What is expected: In the listing that follows, retype every line from the first through the one containing "(71,68) rectangle (974,498);". Pictures are to be left out.

Plotting code records:
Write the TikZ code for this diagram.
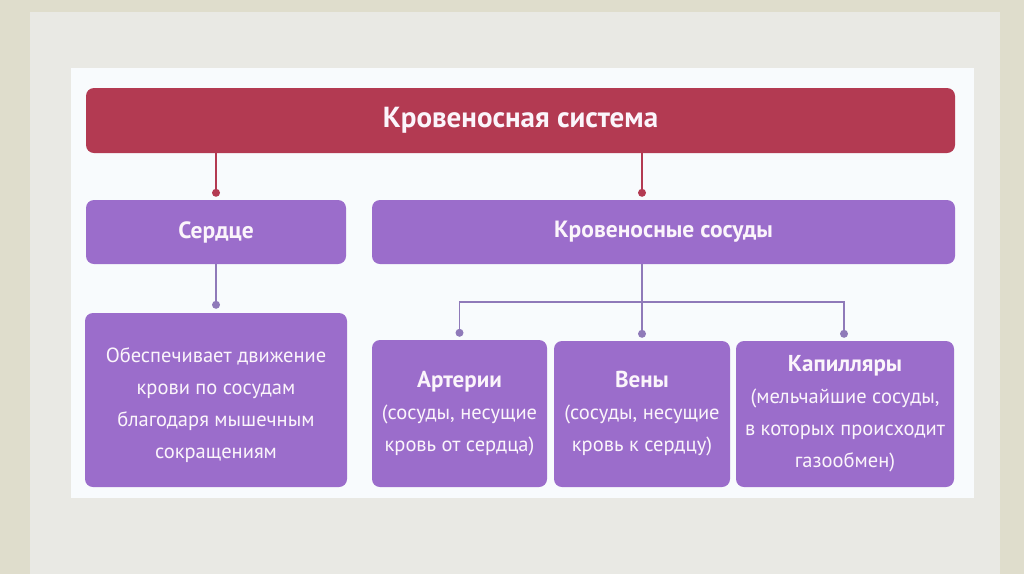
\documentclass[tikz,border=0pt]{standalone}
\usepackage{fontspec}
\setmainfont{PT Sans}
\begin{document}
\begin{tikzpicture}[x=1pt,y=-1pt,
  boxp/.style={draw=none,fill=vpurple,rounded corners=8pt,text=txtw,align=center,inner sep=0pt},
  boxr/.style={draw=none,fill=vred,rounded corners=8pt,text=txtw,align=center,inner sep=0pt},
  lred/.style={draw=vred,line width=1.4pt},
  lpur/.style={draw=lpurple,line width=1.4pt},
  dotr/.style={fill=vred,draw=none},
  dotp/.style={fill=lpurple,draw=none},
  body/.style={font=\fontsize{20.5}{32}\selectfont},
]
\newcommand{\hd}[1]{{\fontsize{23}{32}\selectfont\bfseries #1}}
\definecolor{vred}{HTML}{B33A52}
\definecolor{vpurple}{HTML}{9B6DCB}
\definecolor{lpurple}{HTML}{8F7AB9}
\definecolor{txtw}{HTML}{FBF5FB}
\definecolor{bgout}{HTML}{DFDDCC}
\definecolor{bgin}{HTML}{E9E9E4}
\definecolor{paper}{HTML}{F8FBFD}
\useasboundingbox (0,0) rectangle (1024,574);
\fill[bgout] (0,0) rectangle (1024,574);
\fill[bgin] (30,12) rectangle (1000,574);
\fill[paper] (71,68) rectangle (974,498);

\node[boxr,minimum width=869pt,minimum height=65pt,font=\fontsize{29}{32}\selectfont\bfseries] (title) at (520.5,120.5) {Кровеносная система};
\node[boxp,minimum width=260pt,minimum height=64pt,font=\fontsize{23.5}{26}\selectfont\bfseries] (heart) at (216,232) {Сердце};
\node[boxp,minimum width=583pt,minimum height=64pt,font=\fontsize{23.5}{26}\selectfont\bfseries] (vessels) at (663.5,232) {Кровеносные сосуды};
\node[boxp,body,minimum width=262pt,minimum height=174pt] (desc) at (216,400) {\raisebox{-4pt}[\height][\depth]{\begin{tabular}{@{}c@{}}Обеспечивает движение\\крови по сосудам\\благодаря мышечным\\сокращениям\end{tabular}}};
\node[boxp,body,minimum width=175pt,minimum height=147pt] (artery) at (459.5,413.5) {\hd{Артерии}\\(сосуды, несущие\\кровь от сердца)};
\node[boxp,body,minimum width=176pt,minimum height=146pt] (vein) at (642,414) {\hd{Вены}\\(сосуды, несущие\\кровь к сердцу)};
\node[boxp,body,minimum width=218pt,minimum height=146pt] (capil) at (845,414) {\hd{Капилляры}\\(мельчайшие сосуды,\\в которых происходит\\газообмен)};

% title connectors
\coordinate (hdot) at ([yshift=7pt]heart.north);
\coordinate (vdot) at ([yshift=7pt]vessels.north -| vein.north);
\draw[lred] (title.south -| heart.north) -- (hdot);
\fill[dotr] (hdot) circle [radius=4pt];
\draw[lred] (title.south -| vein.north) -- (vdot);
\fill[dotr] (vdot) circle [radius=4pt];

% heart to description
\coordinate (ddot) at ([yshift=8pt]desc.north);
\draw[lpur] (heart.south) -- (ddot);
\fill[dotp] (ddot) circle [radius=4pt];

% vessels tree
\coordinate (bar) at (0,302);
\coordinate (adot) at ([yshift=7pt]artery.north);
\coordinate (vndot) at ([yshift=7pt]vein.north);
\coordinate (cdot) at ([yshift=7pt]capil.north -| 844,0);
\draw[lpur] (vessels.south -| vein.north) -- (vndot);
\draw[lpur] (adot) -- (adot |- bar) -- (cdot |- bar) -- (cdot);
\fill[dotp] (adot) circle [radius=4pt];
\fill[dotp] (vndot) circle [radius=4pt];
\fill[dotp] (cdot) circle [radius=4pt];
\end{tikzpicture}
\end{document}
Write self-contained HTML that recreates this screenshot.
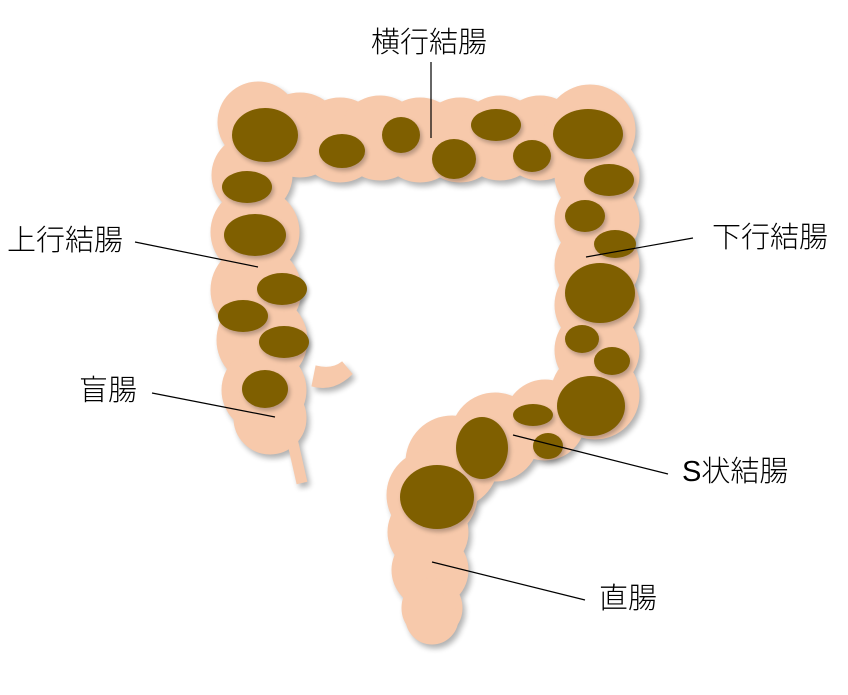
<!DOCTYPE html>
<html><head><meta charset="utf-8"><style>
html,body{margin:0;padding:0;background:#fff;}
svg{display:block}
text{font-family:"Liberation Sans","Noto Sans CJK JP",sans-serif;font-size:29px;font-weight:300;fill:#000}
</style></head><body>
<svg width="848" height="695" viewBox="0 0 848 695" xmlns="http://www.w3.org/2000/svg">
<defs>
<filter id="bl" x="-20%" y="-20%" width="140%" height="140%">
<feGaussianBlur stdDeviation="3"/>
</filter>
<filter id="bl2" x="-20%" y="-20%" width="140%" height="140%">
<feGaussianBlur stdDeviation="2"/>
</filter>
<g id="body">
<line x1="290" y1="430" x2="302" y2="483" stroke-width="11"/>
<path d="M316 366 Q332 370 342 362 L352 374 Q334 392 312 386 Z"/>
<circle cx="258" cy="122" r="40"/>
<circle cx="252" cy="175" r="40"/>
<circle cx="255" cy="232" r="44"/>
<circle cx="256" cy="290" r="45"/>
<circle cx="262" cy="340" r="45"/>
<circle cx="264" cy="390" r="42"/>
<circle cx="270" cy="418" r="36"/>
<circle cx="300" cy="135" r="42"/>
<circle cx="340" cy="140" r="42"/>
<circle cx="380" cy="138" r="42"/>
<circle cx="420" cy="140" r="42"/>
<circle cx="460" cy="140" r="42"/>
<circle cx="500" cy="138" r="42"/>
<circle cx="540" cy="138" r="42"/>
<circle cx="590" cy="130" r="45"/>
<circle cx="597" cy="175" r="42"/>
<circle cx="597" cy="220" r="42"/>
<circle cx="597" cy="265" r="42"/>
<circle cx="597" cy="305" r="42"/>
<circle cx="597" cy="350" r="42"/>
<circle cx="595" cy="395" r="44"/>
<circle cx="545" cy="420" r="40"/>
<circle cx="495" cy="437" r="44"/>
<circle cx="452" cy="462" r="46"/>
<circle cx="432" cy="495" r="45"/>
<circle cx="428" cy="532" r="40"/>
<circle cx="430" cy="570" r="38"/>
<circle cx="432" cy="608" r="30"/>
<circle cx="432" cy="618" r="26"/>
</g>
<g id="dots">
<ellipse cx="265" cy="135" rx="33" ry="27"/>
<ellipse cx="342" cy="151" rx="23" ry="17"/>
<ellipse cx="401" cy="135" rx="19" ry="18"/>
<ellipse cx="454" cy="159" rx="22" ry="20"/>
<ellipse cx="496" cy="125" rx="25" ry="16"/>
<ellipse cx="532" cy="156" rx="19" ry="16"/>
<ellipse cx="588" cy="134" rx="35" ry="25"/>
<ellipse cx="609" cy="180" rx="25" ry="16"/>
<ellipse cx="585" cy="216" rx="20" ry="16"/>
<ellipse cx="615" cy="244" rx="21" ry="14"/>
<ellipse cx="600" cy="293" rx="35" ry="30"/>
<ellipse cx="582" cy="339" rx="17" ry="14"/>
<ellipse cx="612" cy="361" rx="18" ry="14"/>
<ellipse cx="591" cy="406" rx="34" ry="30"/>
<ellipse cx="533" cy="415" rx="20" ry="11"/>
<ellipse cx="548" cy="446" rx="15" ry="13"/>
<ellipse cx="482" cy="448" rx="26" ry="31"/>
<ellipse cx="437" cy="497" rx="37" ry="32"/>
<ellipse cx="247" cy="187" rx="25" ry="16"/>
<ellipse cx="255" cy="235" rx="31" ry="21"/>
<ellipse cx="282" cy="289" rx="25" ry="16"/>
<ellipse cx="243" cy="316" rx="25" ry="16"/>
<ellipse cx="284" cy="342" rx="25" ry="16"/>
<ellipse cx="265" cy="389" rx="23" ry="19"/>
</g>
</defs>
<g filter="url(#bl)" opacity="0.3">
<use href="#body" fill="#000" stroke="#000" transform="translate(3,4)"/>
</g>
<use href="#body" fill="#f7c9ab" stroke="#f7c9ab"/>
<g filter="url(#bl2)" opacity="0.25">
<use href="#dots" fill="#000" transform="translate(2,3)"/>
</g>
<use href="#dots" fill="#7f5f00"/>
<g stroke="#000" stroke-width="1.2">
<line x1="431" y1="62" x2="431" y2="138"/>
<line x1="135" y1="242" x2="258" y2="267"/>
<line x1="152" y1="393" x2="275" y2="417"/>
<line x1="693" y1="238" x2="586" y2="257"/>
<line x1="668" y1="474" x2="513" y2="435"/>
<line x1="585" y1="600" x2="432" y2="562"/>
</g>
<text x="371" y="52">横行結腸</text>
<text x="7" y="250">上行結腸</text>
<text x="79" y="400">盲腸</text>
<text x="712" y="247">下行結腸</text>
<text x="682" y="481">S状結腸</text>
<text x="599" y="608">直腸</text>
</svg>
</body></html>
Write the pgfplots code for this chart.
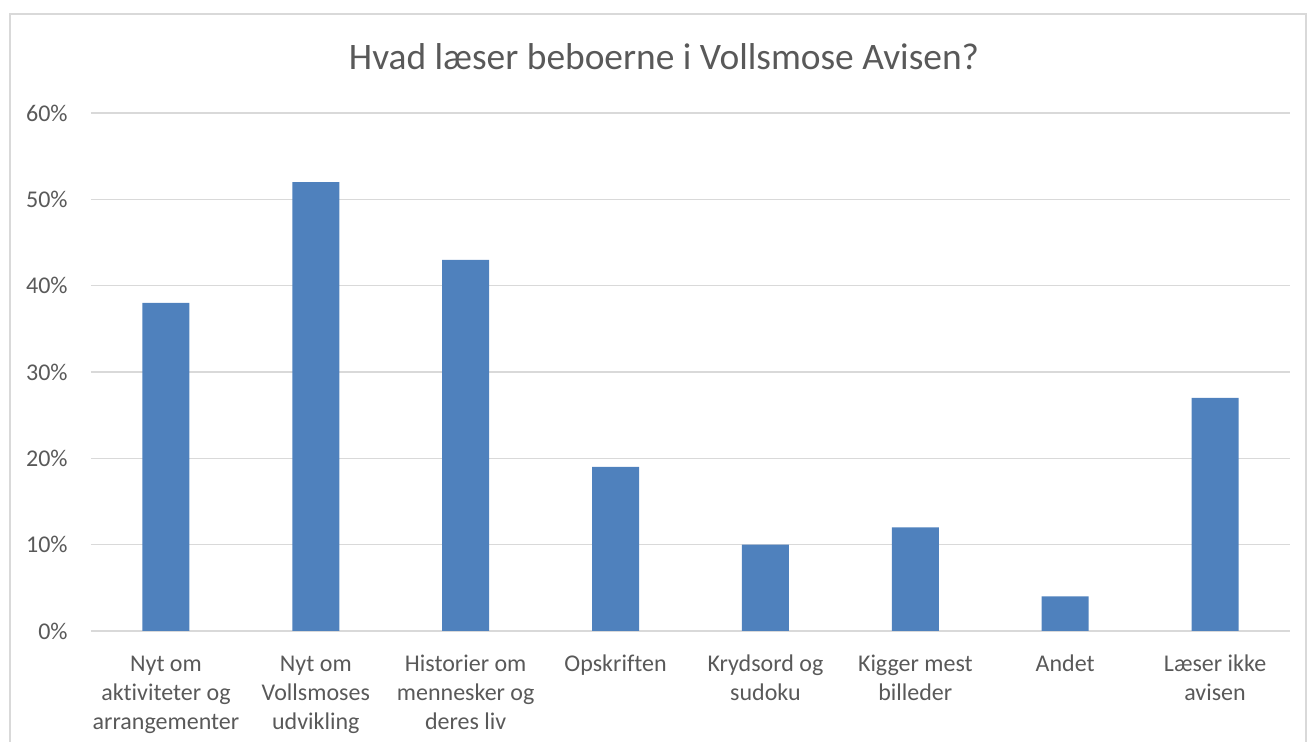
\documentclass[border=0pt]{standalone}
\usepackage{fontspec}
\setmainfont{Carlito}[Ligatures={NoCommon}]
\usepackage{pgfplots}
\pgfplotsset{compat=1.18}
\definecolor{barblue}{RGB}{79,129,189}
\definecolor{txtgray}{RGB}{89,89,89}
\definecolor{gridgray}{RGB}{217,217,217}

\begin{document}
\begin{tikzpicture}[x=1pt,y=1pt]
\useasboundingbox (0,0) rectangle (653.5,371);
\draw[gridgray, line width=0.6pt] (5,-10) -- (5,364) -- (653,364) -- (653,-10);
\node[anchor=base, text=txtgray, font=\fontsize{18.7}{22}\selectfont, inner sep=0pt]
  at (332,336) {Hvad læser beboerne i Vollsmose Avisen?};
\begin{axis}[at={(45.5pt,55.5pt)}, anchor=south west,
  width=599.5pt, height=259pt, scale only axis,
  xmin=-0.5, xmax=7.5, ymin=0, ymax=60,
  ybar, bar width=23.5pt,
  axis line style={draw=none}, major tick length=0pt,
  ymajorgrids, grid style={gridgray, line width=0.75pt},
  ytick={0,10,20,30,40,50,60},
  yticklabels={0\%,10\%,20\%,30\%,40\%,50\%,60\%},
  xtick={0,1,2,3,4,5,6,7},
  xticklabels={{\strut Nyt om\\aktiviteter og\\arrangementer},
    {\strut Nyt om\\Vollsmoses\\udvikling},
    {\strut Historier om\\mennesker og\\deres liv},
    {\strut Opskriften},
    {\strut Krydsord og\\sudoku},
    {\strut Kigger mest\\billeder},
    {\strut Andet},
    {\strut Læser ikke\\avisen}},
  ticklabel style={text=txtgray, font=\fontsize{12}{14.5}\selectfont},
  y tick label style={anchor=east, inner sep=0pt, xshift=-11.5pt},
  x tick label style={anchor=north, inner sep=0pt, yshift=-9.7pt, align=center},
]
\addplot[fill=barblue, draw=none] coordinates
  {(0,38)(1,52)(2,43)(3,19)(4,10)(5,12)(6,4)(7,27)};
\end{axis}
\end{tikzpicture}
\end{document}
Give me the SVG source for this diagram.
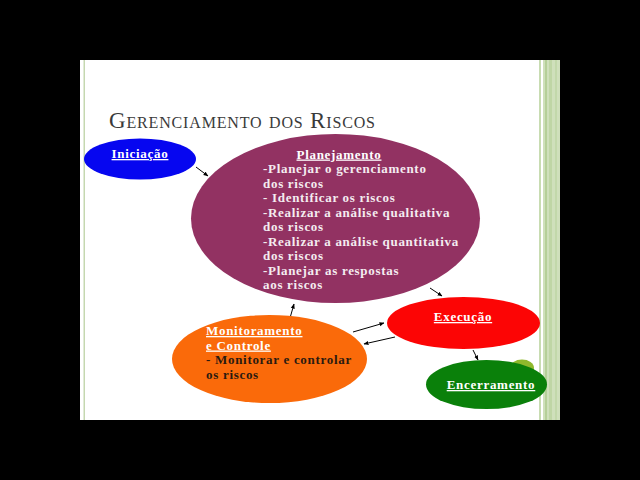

The response:
Write the TikZ code for this diagram.
\documentclass[tikz,border=0pt]{standalone}
\usepackage{fontspec}
\setmainfont{PT Sans}
\begin{document}
\begin{tikzpicture}[x=1pt,y=-1pt,
  boxp/.style={draw=none,fill=vpurple,rounded corners=8pt,text=txtw,align=center,inner sep=0pt},
  boxr/.style={draw=none,fill=vred,rounded corners=8pt,text=txtw,align=center,inner sep=0pt},
  lred/.style={draw=vred,line width=1.4pt},
  lpur/.style={draw=lpurple,line width=1.4pt},
  dotr/.style={fill=vred,draw=none},
  dotp/.style={fill=lpurple,draw=none},
  body/.style={font=\fontsize{20.5}{32}\selectfont},
]
\newcommand{\hd}[1]{{\fontsize{23}{32}\selectfont\bfseries #1}}
\definecolor{vred}{HTML}{B33A52}
\definecolor{vpurple}{HTML}{9B6DCB}
\definecolor{lpurple}{HTML}{8F7AB9}
\definecolor{txtw}{HTML}{FBF5FB}
\definecolor{bgout}{HTML}{DFDDCC}
\definecolor{bgin}{HTML}{E9E9E4}
\definecolor{paper}{HTML}{F8FBFD}
\useasboundingbox (0,0) rectangle (1024,574);
\fill[bgout] (0,0) rectangle (1024,574);
\fill[bgin] (30,12) rectangle (1000,574);
\fill[paper] (71,68) rectangle (974,498);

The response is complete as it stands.